LES CITOYENS INVISIBLES

MUSTAPHA SEHIMI

LA COHÉSION SOCIALE À L’ÉPREUVE


La dynamique sociale se déclenche hors du champ institué; elle mobilise et libère ses énergies propres pour donner diverses formes de contestation.

Maroc composite, Maroc pluriel, Maroc des contrastes: autant de qualificatifs conventionnels, pourrait-on dire. Mais aujourd’hui en cette fin 2018, qu’en est-il au vrai? Le bilan évaluatif qui peut être dressé à grands traits nourrit de fortes interrogations. N’est-ce pas en effet le Souverain qui a appelé instamment, voici treize mois, devant le Parlement au réexamen du modèle de développement? Pas vraiment un satisfecit sur les deux décennies écoulées depuis le cabinet d’alternance de Abderrahmane Youssoufi formé en mars 1998. Trois autres cabinets lui ont succédé (Driss Jettou, Abbas El Fassi, Abdelilah Benkirane); et le quatrième, celui d’El Othmani, est en responsabilité depuis avril 2017, soit dix neuf mois.

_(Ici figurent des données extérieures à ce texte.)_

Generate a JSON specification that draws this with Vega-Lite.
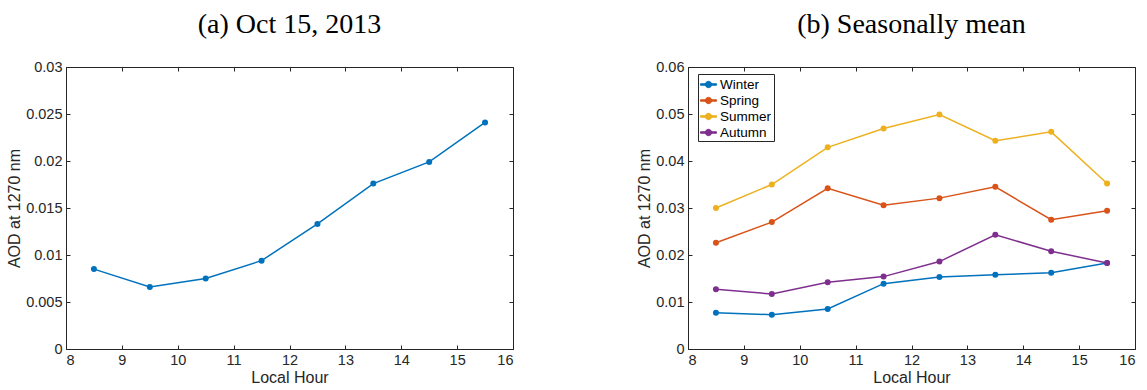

Tout ce monde-là a sans doute fait ce qu’il a pu –ou ce qu’il a su– mais, au final, nous en sommes là! Et voilà de nouveau le Roi qui reprend cette problématique, devant le Parlement, le 12 octobre 2018, mais cette fois pour demander, dans le cadre d’une commission ad hoc, à ce que la réflexion nationale finalise dans les trois mois –soit à la mi-janvier 2019 en principe– l’économie d’un nouveau modèle de développement. Comment s’articulera-t-il? Quelle sera sa substance? Quel projet de société mettra-t-il en exergue? Et dans le cadre de quelle vision économique, sociale, politique et culturelle?

Dans ce «brainstorming» visant à une résolution créative et collective, quelle place sera faite alors à ceux qui n’ont pas voix au chapitre, les citoyens invisibles? On parle pour eux, on se dote volontiers d’un mandat de représentant et de porte-parole et on va leur imposer les bonnes «recettes» que l’on va éventuellement trouver.

Mais qui sont-ils, au fait, ces millions de personnes tellement absentes, relevant pratiquement de l’impensé? Ils sont une masse importante dans une cohésion sociale de plus en plus éclatée. L’on y trouve, pêle-mêle, des catégories et des tranches d’âge englobant, entre autres, les jeunes, les vieux, les femmes, les ruraux... La société arrive-t-elle à faire montre de sa capacité à tenir ensemble verticalement, dans la relation entre les individus et la société, mais aussi horizontalement, entre ceux-ci et leurs organisations au sein de la société? La solidarité accuse aujourd’hui une forte contraction. Personne ne peut évacuer les nouvelles priorités de la politique publique sociale dans la redistribution, l’assistance même, pour limiter les inégalités. Il reste que la fracture sociale persiste et c’est surtout son ressenti qui est plus vif et plus fort. L’économie; elle, peut-elle s’absoudre de sa responsabilité dans le modèle actuel inégalitaire? Ni la fiscalité ni des facteurs de reproduction comme le capital ou l’emploi ne permettent à renforcer la cohésion sociale; tant s’en faut. Pas davantage, le politique n’aide à conforter celle-ci; bien au contraire, il accentue même les facteurs de délitement de celle-ci.

Il faut y voir, sans doute, l’épuisement des fonctions de représentation politique et d’intermédiation sociale. La dynamique sociale se déclenche hors du champ institué; elle mobilise et libère ses énergies propres pour donner diverses formes de contestation -Hirak d’Al Hoceima, Jerada, Zagora et aujourd’hui les jeunes avec cette histoire de GMT+1. Ce sont des vannes qui ont cédé, libérant des forces latentes et emportant tout sur leur passage, au plan local, régional voire même national –c’est tout de même singulier qu’un gouvernement ait été tenu en haleine et contesté durant deux semaines avec cette heure légale…

De là à croire que la cohésion sociale est de plus en plus fortement bousculée et qu’elle devient même heurtée et chaotique, il n’y a qu’un pas. En d’autres termes, faut-il en prendre son parti et gérer au mieux dans un «mix» combinant en même temps le sécuritaire, le social, la participation aussi? Mais comment être entendu et écouté? La communication institutionnelle traditionnelle –radio, télévision, presse écrite– marque le pas; elle subit une forte concurrence des réseaux sociaux. Précisément, les citoyens invisibles, tellement pénalisés et exclus par un modèle de développement si peu inclusif, retrouvent un statut comme internautes. Une voix, une citoyenneté digitale pour devenir audibles … et visible!